As I left the genocide memorials, I often felt empty, dead inside. I wasn’t sure I was capable of feeling even a fragment of the horror that happened there—let alone put it into words. Because there are some things that can’t be put into words, that are so mind-blowing that to even begin to describe them would be to trivialize the truth.

In such moments, it can be tempting to shut down emotionally, because although we may feel empathy, it seems that there’s not much we can do to put it to use. And so it’s all too easy to discard it, and move on.

I wonder what would happen if we instead clung to our empathy, aching and trusting that God can understand even when we have no words and don’t know what to do. As Romans 8:26 puts it, “We do not know what we ought to pray for, but the Spirit himself intercedes for us with groans that words cannot express.”

Because if we hold on to our empathy and cry out to God when we feel helpless, maybe we won’t give up so easily. Maybe we’ll open our eyes and see that a million lives could be saved. And then maybe we’ll use our voice as a church to do something about it.

CONFLICTS IN AFRICA TODAY:

South Sudan’s foreign minister is warning that Sudan and South Sudan are “on the brink of war” after border violence, and the UN said Tuesday the fighting has displaced about 417,000 people.

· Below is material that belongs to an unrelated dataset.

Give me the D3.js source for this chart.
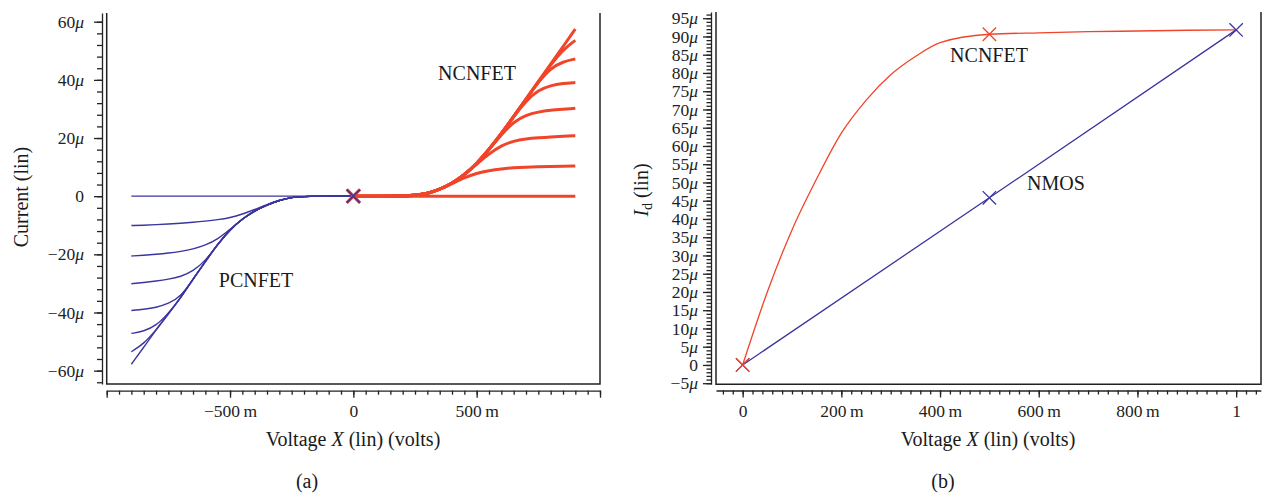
<!DOCTYPE html>
<html>
<head>
<meta charset="utf-8">
<script src="https://cdn.jsdelivr.net/npm/d3@7"></script>
<style>
  body { margin: 0; background: #fff; }
  svg { display: block; font-family: "Liberation Serif", "DejaVu Serif", serif; }
  .axis path, .axis line { stroke: #222; stroke-width: 1.3; }
  .axis text { font-size: 17.5px; fill: #222; font-family: "Liberation Serif", serif; }
  .frame { fill: none; stroke: #222; stroke-width: 1.5; }
  .lbl { font-size: 20px; fill: #1a1a1a; }
</style>
</head>
<body>
<svg width="1262" height="494"></svg>
<script>
// ---- panel (a): drain sweeps, current in uA ----
var pcnfetV = [-0.9, -0.85, -0.8, -0.75, -0.7, -0.65, -0.6, -0.55, -0.5, -0.45, -0.4, -0.35, -0.3, -0.25, -0.2, 0];
var pcnfet0 = [0, 0, 0, 0, 0, 0, 0, 0, 0, 0, 0, 0, 0, 0, 0, 0];
var pcnfet1 = [-10.1, -10.0, -9.8, -9.6, -9.3, -9.0, -8.6, -8.1, -7.4, -6.2, -4.6, -2.9, -1.4, -0.4, 0, 0];
var pcnfet2 = [-20.6, -20.3, -20.0, -19.6, -19.0, -18.2, -16.9, -14.8, -11.4, -7.8, -5.0, -3.0, -1.4, -0.4, 0, 0];
var pcnfet3 = [-30.1, -29.7, -29.2, -28.6, -27.7, -25.8, -22.3, -16.5, -11.5, -7.8, -5.0, -3.0, -1.4, -0.4, 0, 0];
var pcnfet4 = [-39.3, -38.9, -38.3, -37.0, -34.6, -28.5, -22.5, -16.5, -11.5, -7.8, -5.0, -3.0, -1.4, -0.4, 0, 0];
var pcnfet5 = [-47.2, -46.5, -44.6, -40.3, -35.0, -28.5, -22.5, -16.5, -11.5, -7.8, -5.0, -3.0, -1.4, -0.4, 0, 0];
var pcnfet6 = [-53.5, -50.8, -46.0, -40.5, -35.0, -28.5, -22.5, -16.5, -11.5, -7.8, -5.0, -3.0, -1.4, -0.4, 0, 0];
var pcnfet7 = [-57.8, -52.0, -46.0, -40.5, -35.0, -28.5, -22.5, -16.5, -11.5, -7.8, -5.0, -3.0, -1.4, -0.4, 0, 0];

var ncnfetV = [0, 0.25, 0.3, 0.35, 0.4, 0.45, 0.5, 0.55, 0.6, 0.65, 0.7, 0.75, 0.8, 0.85, 0.9];
var ncnfet0 = [0, 0, 0, 0, 0, 0, 0, 0, 0, 0, 0, 0, 0, 0, 0];
var ncnfet1 = [0, 0, 0.9, 2.3, 4.3, 6.4, 7.9, 8.8, 9.4, 9.8, 10.0, 10.1, 10.2, 10.3, 10.4];
var ncnfet2 = [0, 0, 0.9, 2.3, 4.4, 7.3, 11.0, 14.6, 17.4, 19.0, 19.7, 20.1, 20.4, 20.6, 20.8];
var ncnfet3 = [0, 0, 0.9, 2.3, 4.4, 7.3, 11.2, 16.0, 21.2, 25.6, 27.9, 29.0, 29.6, 29.9, 30.2];
var ncnfet4 = [0, 0, 0.9, 2.3, 4.4, 7.3, 11.2, 16.0, 21.5, 27.4, 32.8, 36.5, 38.1, 38.8, 39.1];
var ncnfet5 = [0, 0, 0.9, 2.3, 4.4, 7.3, 11.2, 16.0, 21.5, 27.4, 33.4, 39.2, 44.0, 46.3, 47.2];
var ncnfet6 = [0, 0, 0.9, 2.3, 4.4, 7.3, 11.2, 16.0, 21.5, 27.4, 33.4, 39.4, 45.2, 50.4, 53.6];
var ncnfet7 = [0, 0, 0.9, 2.3, 4.4, 7.3, 11.2, 16.0, 21.5, 27.4, 33.4, 39.4, 45.4, 51.4, 57.5];

// ---- panel (b): Id vs voltage ----
var cntV  = [0, 0.05, 0.1, 0.15, 0.2, 0.25, 0.3, 0.35, 0.4, 0.5, 0.6, 0.7, 0.8, 0.9, 1.0];
var cntId = [0, 20, 37, 51, 63.5, 72.5, 79.5, 84.5, 88.3, 90.6, 91.0, 91.3, 91.5, 91.7, 91.8];
var cntMarks = [0, 0.5];
var nmosV  = [0, 0.5, 1];
var nmosId = [0, 45.8, 91.8];

var aYTicks = [-60, -40, -20, 0, 20, 40, 60];
var aXTicks = [-0.5, 0, 0.5];
var bYTicks = [-5, 0, 5, 10, 15, 20, 25, 30, 35, 40, 45, 50, 55, 60, 65, 70, 75, 80, 85, 90, 95];
var bXTicks = [0, 0.2, 0.4, 0.6, 0.8, 1];

var blue = "#3b35a0", red = "#f0452a";
var svg = d3.select("svg");

function zip(xs, ys) { return xs.map(function(v, i) { return {v: v, i: ys[i]}; }); }

function microLabels(g) {
  g.selectAll(".tick text").each(function(d) {
    var t = d3.select(this);
    if (d === 0) { t.text("0"); return; }
    t.text((d < 0 ? "\u2212" : "") + Math.abs(d));
    t.append("tspan").attr("font-style", "italic").text("\u03bc");
  });
}
function milliFormat(d) {
  if (d === 0) return "0";
  if (Math.abs(d) === 1) return (d < 0 ? "\u2212" : "") + "1";
  return (d < 0 ? "\u2212" : "") + Math.round(Math.abs(d) * 1000) + "\u2009m";
}

function cross(g, x, y, color, w) {
  var s = 6.7;
  g.append("path")
    .attr("d", "M" + (x - s) + "," + (y - s) + "L" + (x + s) + "," + (y + s) +
               "M" + (x - s) + "," + (y + s) + "L" + (x + s) + "," + (y - s))
    .attr("stroke", color).attr("stroke-width", w).attr("fill", "none");
}

// ================= panel (a) =================
var xa = d3.scaleLinear().domain([-1, 1]).range([106.7, 600]);
var ya = d3.scaleLinear().domain([-64.6, 63]).range([384, 13]);

var ga = svg.append("g");

ga.append("path").attr("class", "frame")
  .attr("d", "M" + xa(-1) + "," + ya(63) + "V" + ya(-64.6) + "H" + xa(1) + "V" + ya(63));

var ayMinor = ga.append("g").attr("class", "axis")
  .attr("transform", "translate(102,0)")
  .call(d3.axisLeft(ya).tickValues(d3.range(-64, 61, 4)).tickSize(5).tickSizeOuter(0).tickFormat(""));
var ayMajor = ga.append("g").attr("class", "axis")
  .attr("transform", "translate(102,0)")
  .call(d3.axisLeft(ya).tickValues(aYTicks).tickSize(8).tickPadding(10).tickSizeOuter(0));
ayMajor.select(".domain").remove();
microLabels(ayMajor);

var axMinor = ga.append("g").attr("class", "axis")
  .attr("transform", "translate(0,390.7)")
  .call(d3.axisBottom(xa).tickValues(d3.range(-1, 1.001, 0.05)).tickSize(4).tickSizeOuter(0).tickFormat(""));
var axMajor = ga.append("g").attr("class", "axis")
  .attr("transform", "translate(0,390.7)")
  .call(d3.axisBottom(xa).tickValues([-1].concat(aXTicks, [1])).tickSize(7).tickPadding(7).tickSizeOuter(0)
        .tickFormat(function(d) { return Math.abs(d) === 1 ? "" : milliFormat(d); }));
axMajor.select(".domain").remove();

var lineA = d3.line().curve(d3.curveBasis)
  .x(function(d) { return xa(d.v); })
  .y(function(d) { return ya(d.i); });

[pcnfet0, pcnfet1, pcnfet2, pcnfet3, pcnfet4, pcnfet5, pcnfet6, pcnfet7].forEach(function(c) {
  ga.append("path").datum(zip(pcnfetV, c))
    .attr("d", lineA).attr("fill", "none").attr("stroke", blue).attr("stroke-width", 1.4);
});
[ncnfet0, ncnfet1, ncnfet2, ncnfet3, ncnfet4, ncnfet5, ncnfet6, ncnfet7].forEach(function(c) {
  ga.append("path").datum(zip(ncnfetV, c))
    .attr("d", lineA).attr("fill", "none").attr("stroke", red).attr("stroke-width", 3);
});
cross(ga, xa(0), ya(0), red, 3.2);
cross(ga, xa(0), ya(0), blue, 1.6);

ga.append("text").attr("class", "lbl").attr("x", 477).attr("y", 80).attr("text-anchor", "middle").text("NCNFET");
ga.append("text").attr("class", "lbl").attr("x", 256).attr("y", 287).attr("text-anchor", "middle").text("PCNFET");

ga.append("text").attr("class", "lbl")
  .attr("transform", "translate(28,197)rotate(-90)").attr("text-anchor", "middle")
  .text("Current (lin)");

var ta = ga.append("text").attr("class", "lbl").attr("x", 353).attr("y", 446).attr("text-anchor", "middle");
ta.append("tspan").text("Voltage ");
ta.append("tspan").attr("font-style", "italic").text("X");
ta.append("tspan").text(" (lin) (volts)");

ga.append("text").attr("class", "lbl").attr("x", 307).attr("y", 488).attr("text-anchor", "middle").text("(a)");

// ================= panel (b) =================
var xb = d3.scaleLinear().domain([-0.054, 1.05]).range([716, 1260.8]);
var yb = d3.scaleLinear().domain([-5.3, 96.7]).range([384.3, 12]);

var gb = svg.append("g");

gb.append("path").attr("class", "frame")
  .attr("d", "M" + xb(-0.054) + "," + yb(96.7) + "V" + yb(-5.3) + "H1261V" + yb(96.7));

var byMinor = gb.append("g").attr("class", "axis")
  .attr("transform", "translate(711,0)")
  .call(d3.axisLeft(yb).tickValues(d3.range(-5, 97, 1)).tickSize(4.5).tickSizeOuter(0).tickFormat(""));
var byMajor = gb.append("g").attr("class", "axis")
  .attr("transform", "translate(711,0)")
  .call(d3.axisLeft(yb).tickValues(bYTicks).tickSize(8).tickPadding(5).tickSizeOuter(0));
byMajor.select(".domain").remove();
microLabels(byMajor);

var bxMinor = gb.append("g").attr("class", "axis")
  .attr("transform", "translate(0,390.5)")
  .call(d3.axisBottom(xb).tickValues(d3.range(-0.04, 1.05, 0.02)).tickSize(4).tickSizeOuter(0).tickFormat(""));
var bxMajor = gb.append("g").attr("class", "axis")
  .attr("transform", "translate(0,390.5)")
  .call(d3.axisBottom(xb).tickValues(bXTicks).tickSize(7).tickPadding(7).tickSizeOuter(0).tickFormat(milliFormat));
bxMajor.select(".domain").remove();

var lineB = d3.line().curve(d3.curveMonotoneX)
  .x(function(d) { return xb(d.v); })
  .y(function(d) { return yb(d.i); });

gb.append("path").datum(zip(cntV, cntId))
  .attr("d", lineB).attr("fill", "none").attr("stroke", red).attr("stroke-width", 1.3);
gb.append("path").datum(zip(nmosV, nmosId))
  .attr("d", d3.line().x(function(d) { return xb(d.v); }).y(function(d) { return yb(d.i); }))
  .attr("fill", "none").attr("stroke", blue).attr("stroke-width", 1.3);

nmosV.forEach(function(v, k) { cross(gb, xb(v), yb(nmosId[k]), blue, 1.3); });
cntMarks.forEach(function(v) { cross(gb, xb(v), yb(cntId[cntV.indexOf(v)]), red, 1.3); });

gb.append("text").attr("class", "lbl").attr("x", 989).attr("y", 62).attr("text-anchor", "middle").text("NCNFET");
gb.append("text").attr("class", "lbl").attr("x", 1056).attr("y", 190).attr("text-anchor", "middle").text("NMOS");

var tyb = gb.append("text").attr("class", "lbl")
  .attr("transform", "translate(648,190)rotate(-90)").attr("text-anchor", "middle");
tyb.append("tspan").attr("font-style", "italic").text("I");
tyb.append("tspan").attr("font-size", "14px").attr("dy", 4).text("d");
tyb.append("tspan").attr("dy", -4).text(" (lin)");

var tb = gb.append("text").attr("class", "lbl").attr("x", 988).attr("y", 446).attr("text-anchor", "middle");
tb.append("tspan").text("Voltage ");
tb.append("tspan").attr("font-style", "italic").text("X");
tb.append("tspan").text(" (lin) (volts)");

gb.append("text").attr("class", "lbl").attr("x", 943).attr("y", 488).attr("text-anchor", "middle").text("(b)");
</script>
</body>
</html>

If that conflict explodes, it would easily become the largest conventional war on the face of the earth,” wrote George Clooney and John Prendergast in a TIME article about famine as a weapon in Sudan.

• In Somalia, 250,000 people are still facing famine. The Islamist militant group Al-Shabaab has worsened the crisis, recently ordering 16 humanitarian aid agencies to leave Somalia, including the World Health Organization and UNICEF. The New York Times has disturbing photographs of the crisis—and one glimpse of hope, a photograph of one child giving another child a drink.

What’s the duty of the American church now? Is your church taking action to help stop violence and famine in Africa?